* **Objective**: Transcribe all of the data exactly. Omit the pictures.
....
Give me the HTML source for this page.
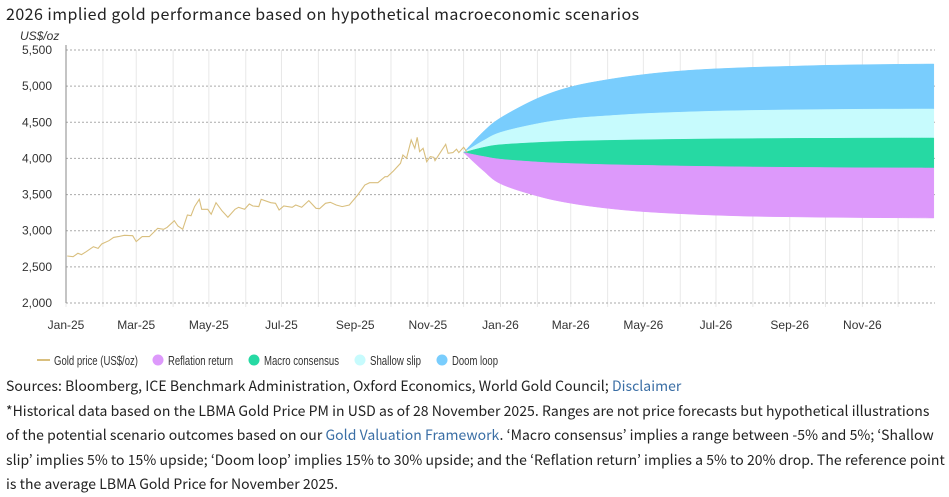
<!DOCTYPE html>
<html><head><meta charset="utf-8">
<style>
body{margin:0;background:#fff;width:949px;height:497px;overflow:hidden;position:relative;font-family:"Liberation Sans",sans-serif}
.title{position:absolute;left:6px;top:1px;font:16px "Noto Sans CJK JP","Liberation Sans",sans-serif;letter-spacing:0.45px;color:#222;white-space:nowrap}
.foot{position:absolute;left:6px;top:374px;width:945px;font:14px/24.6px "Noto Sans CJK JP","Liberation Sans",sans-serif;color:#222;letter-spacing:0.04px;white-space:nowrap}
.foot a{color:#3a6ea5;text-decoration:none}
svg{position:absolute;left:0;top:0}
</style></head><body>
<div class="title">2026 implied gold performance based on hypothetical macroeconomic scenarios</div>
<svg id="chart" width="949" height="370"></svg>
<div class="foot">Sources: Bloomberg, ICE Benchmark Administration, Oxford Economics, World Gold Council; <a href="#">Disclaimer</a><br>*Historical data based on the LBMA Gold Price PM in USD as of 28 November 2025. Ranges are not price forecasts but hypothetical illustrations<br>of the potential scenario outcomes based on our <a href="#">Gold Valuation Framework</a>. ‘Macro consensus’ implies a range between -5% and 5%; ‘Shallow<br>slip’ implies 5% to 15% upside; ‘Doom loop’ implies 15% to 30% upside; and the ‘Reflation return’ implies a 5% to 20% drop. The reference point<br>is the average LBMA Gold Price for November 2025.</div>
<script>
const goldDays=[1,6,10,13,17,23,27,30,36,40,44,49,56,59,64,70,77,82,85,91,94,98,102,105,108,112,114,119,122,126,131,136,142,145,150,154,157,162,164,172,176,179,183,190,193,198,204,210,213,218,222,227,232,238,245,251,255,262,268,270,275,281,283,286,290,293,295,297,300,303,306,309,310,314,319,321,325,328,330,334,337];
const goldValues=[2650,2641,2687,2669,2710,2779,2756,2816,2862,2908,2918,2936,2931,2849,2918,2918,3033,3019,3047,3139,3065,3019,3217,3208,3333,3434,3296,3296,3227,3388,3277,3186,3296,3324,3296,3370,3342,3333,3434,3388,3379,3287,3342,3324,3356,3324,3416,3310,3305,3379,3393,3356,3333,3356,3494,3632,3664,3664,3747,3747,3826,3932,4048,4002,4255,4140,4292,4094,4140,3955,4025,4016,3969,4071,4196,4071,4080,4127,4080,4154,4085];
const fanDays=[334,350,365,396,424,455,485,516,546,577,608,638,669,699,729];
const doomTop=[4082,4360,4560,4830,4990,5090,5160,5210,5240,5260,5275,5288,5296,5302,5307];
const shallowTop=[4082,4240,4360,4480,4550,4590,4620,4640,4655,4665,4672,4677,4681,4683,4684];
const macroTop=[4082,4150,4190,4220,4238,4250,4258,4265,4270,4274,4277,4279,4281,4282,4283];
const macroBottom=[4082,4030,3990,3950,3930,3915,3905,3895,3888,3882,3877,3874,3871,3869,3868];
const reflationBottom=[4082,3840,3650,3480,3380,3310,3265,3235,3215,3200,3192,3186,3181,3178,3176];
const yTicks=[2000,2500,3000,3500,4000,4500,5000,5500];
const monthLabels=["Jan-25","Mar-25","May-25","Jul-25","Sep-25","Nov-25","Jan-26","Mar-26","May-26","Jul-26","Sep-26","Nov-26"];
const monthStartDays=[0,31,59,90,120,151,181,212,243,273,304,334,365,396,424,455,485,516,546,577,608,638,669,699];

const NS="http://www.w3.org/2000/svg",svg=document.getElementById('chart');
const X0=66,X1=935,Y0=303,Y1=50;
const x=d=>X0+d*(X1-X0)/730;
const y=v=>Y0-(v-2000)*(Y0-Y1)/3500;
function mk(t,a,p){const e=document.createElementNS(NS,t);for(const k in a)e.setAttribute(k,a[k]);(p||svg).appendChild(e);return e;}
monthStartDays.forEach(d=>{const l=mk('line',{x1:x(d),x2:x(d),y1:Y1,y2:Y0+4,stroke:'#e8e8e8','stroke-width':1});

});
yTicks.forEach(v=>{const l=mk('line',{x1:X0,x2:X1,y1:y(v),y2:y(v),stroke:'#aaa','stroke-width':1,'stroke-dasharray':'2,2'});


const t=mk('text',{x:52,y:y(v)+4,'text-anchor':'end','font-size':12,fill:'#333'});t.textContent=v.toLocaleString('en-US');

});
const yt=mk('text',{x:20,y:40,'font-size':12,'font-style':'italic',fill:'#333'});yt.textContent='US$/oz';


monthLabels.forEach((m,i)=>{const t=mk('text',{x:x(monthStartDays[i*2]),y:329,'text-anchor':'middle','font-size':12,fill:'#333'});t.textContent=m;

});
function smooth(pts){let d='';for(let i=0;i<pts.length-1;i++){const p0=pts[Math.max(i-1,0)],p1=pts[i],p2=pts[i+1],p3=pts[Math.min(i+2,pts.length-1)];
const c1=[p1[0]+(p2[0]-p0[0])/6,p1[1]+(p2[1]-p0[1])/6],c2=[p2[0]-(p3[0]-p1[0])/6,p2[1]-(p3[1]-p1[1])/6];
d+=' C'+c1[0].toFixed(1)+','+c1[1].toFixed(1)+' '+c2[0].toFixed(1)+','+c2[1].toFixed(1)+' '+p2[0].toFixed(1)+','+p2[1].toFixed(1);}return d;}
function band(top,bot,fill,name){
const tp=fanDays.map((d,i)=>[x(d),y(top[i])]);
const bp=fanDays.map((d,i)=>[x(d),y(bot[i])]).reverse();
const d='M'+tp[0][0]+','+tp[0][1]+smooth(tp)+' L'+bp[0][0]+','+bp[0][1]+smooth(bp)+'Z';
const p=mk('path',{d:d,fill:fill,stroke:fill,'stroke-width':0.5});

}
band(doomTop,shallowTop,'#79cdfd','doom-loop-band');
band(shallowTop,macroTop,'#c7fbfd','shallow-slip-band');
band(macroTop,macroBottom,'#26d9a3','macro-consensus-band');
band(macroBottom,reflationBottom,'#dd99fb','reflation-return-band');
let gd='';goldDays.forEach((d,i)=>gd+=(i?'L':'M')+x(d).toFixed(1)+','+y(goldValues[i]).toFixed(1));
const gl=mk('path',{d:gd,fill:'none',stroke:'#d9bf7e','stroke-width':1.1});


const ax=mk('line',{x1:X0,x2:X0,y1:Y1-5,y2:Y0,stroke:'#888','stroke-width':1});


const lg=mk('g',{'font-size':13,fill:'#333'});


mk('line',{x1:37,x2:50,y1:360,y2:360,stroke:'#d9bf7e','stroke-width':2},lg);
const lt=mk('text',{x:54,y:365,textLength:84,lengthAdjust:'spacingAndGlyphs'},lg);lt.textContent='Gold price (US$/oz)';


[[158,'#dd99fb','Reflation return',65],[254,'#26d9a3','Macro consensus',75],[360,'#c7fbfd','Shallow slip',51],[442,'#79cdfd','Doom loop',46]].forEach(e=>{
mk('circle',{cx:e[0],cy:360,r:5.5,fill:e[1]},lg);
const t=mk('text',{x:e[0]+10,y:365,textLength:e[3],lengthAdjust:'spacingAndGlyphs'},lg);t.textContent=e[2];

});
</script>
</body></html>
....
* **The output**:
Give me the HTML source for this page.
<!DOCTYPE html>
<html><head><meta charset="utf-8">
<style>
body{margin:0;background:#fff;width:949px;height:497px;overflow:hidden;position:relative;font-family:"Liberation Sans",sans-serif}
.title{position:absolute;left:6px;top:1px;font:16px "Noto Sans CJK JP","Liberation Sans",sans-serif;letter-spacing:0.45px;color:#222;white-space:nowrap}
.foot{position:absolute;left:6px;top:374px;width:945px;font:14px/24.6px "Noto Sans CJK JP","Liberation Sans",sans-serif;color:#222;letter-spacing:0.04px;white-space:nowrap}
.foot a{color:#3a6ea5;text-decoration:none}
svg{position:absolute;left:0;top:0}
</style></head><body>
<div class="title">2026 implied gold performance based on hypothetical macroeconomic scenarios</div>
<svg id="chart" width="949" height="370"></svg>
<div class="foot">Sources: Bloomberg, ICE Benchmark Administration, Oxford Economics, World Gold Council; <a href="#">Disclaimer</a><br>*Historical data based on the LBMA Gold Price PM in USD as of 28 November 2025. Ranges are not price forecasts but hypothetical illustrations<br>of the potential scenario outcomes based on our <a href="#">Gold Valuation Framework</a>. ‘Macro consensus’ implies a range between -5% and 5%; ‘Shallow<br>slip’ implies 5% to 15% upside; ‘Doom loop’ implies 15% to 30% upside; and the ‘Reflation return’ implies a 5% to 20% drop. The reference point<br>is the average LBMA Gold Price for November 2025.</div>
<script>
const goldDays=[1,6,10,13,17,23,27,30,36,40,44,49,56,59,64,70,77,82,85,91,94,98,102,105,108,112,114,119,122,126,131,136,142,145,150,154,157,162,164,172,176,179,183,190,193,198,204,210,213,218,222,227,232,238,245,251,255,262,268,270,275,281,283,286,290,293,295,297,300,303,306,309,310,314,319,321,325,328,330,334,337];
const goldValues=[2650,2641,2687,2669,2710,2779,2756,2816,2862,2908,2918,2936,2931,2849,2918,2918,3033,3019,3047,3139,3065,3019,3217,3208,3333,3434,3296,3296,3227,3388,3277,3186,3296,3324,3296,3370,3342,3333,3434,3388,3379,3287,3342,3324,3356,3324,3416,3310,3305,3379,3393,3356,3333,3356,3494,3632,3664,3664,3747,3747,3826,3932,4048,4002,4255,4140,4292,4094,4140,3955,4025,4016,3969,4071,4196,4071,4080,4127,4080,4154,4085];
const fanDays=[334,350,365,396,424,455,485,516,546,577,608,638,669,699,729];
const doomTop=[4082,4360,4560,4830,4990,5090,5160,5210,5240,5260,5275,5288,5296,5302,5307];
const shallowTop=[4082,4240,4360,4480,4550,4590,4620,4640,4655,4665,4672,4677,4681,4683,4684];
const macroTop=[4082,4150,4190,4220,4238,4250,4258,4265,4270,4274,4277,4279,4281,4282,4283];
const macroBottom=[4082,4030,3990,3950,3930,3915,3905,3895,3888,3882,3877,3874,3871,3869,3868];
const reflationBottom=[4082,3840,3650,3480,3380,3310,3265,3235,3215,3200,3192,3186,3181,3178,3176];
const yTicks=[2000,2500,3000,3500,4000,4500,5000,5500];
const monthLabels=["Jan-25","Mar-25","May-25","Jul-25","Sep-25","Nov-25","Jan-26","Mar-26","May-26","Jul-26","Sep-26","Nov-26"];
const monthStartDays=[0,31,59,90,120,151,181,212,243,273,304,334,365,396,424,455,485,516,546,577,608,638,669,699];

const NS="http://www.w3.org/2000/svg",svg=document.getElementById('chart');
const X0=66,X1=935,Y0=303,Y1=50;
const x=d=>X0+d*(X1-X0)/730;
const y=v=>Y0-(v-2000)*(Y0-Y1)/3500;
function mk(t,a,p){const e=document.createElementNS(NS,t);for(const k in a)e.setAttribute(k,a[k]);(p||svg).appendChild(e);return e;}
monthStartDays.forEach(d=>{const l=mk('line',{x1:x(d),x2:x(d),y1:Y1,y2:Y0+4,stroke:'#e8e8e8','stroke-width':1});

});
yTicks.forEach(v=>{const l=mk('line',{x1:X0,x2:X1,y1:y(v),y2:y(v),stroke:'#aaa','stroke-width':1,'stroke-dasharray':'2,2'});


const t=mk('text',{x:52,y:y(v)+4,'text-anchor':'end','font-size':12,fill:'#333'});t.textContent=v.toLocaleString('en-US');

});
const yt=mk('text',{x:20,y:40,'font-size':12,'font-style':'italic',fill:'#333'});yt.textContent='US$/oz';


monthLabels.forEach((m,i)=>{const t=mk('text',{x:x(monthStartDays[i*2]),y:329,'text-anchor':'middle','font-size':12,fill:'#333'});t.textContent=m;

});
function smooth(pts){let d='';for(let i=0;i<pts.length-1;i++){const p0=pts[Math.max(i-1,0)],p1=pts[i],p2=pts[i+1],p3=pts[Math.min(i+2,pts.length-1)];
const c1=[p1[0]+(p2[0]-p0[0])/6,p1[1]+(p2[1]-p0[1])/6],c2=[p2[0]-(p3[0]-p1[0])/6,p2[1]-(p3[1]-p1[1])/6];
d+=' C'+c1[0].toFixed(1)+','+c1[1].toFixed(1)+' '+c2[0].toFixed(1)+','+c2[1].toFixed(1)+' '+p2[0].toFixed(1)+','+p2[1].toFixed(1);}return d;}
function band(top,bot,fill,name){
const tp=fanDays.map((d,i)=>[x(d),y(top[i])]);
const bp=fanDays.map((d,i)=>[x(d),y(bot[i])]).reverse();
const d='M'+tp[0][0]+','+tp[0][1]+smooth(tp)+' L'+bp[0][0]+','+bp[0][1]+smooth(bp)+'Z';
const p=mk('path',{d:d,fill:fill,stroke:fill,'stroke-width':0.5});

}
band(doomTop,shallowTop,'#79cdfd','doom-loop-band');
band(shallowTop,macroTop,'#c7fbfd','shallow-slip-band');
band(macroTop,macroBottom,'#26d9a3','macro-consensus-band');
band(macroBottom,reflationBottom,'#dd99fb','reflation-return-band');
let gd='';goldDays.forEach((d,i)=>gd+=(i?'L':'M')+x(d).toFixed(1)+','+y(goldValues[i]).toFixed(1));
const gl=mk('path',{d:gd,fill:'none',stroke:'#d9bf7e','stroke-width':1.1});


const ax=mk('line',{x1:X0,x2:X0,y1:Y1-5,y2:Y0,stroke:'#888','stroke-width':1});


const lg=mk('g',{'font-size':13,fill:'#333'});


mk('line',{x1:37,x2:50,y1:360,y2:360,stroke:'#d9bf7e','stroke-width':2},lg);
const lt=mk('text',{x:54,y:365,textLength:84,lengthAdjust:'spacingAndGlyphs'},lg);lt.textContent='Gold price (US$/oz)';


[[158,'#dd99fb','Reflation return',65],[254,'#26d9a3','Macro consensus',75],[360,'#c7fbfd','Shallow slip',51],[442,'#79cdfd','Doom loop',46]].forEach(e=>{
mk('circle',{cx:e[0],cy:360,r:5.5,fill:e[1]},lg);
const t=mk('text',{x:e[0]+10,y:365,textLength:e[3],lengthAdjust:'spacingAndGlyphs'},lg);t.textContent=e[2];

});
</script>
</body></html>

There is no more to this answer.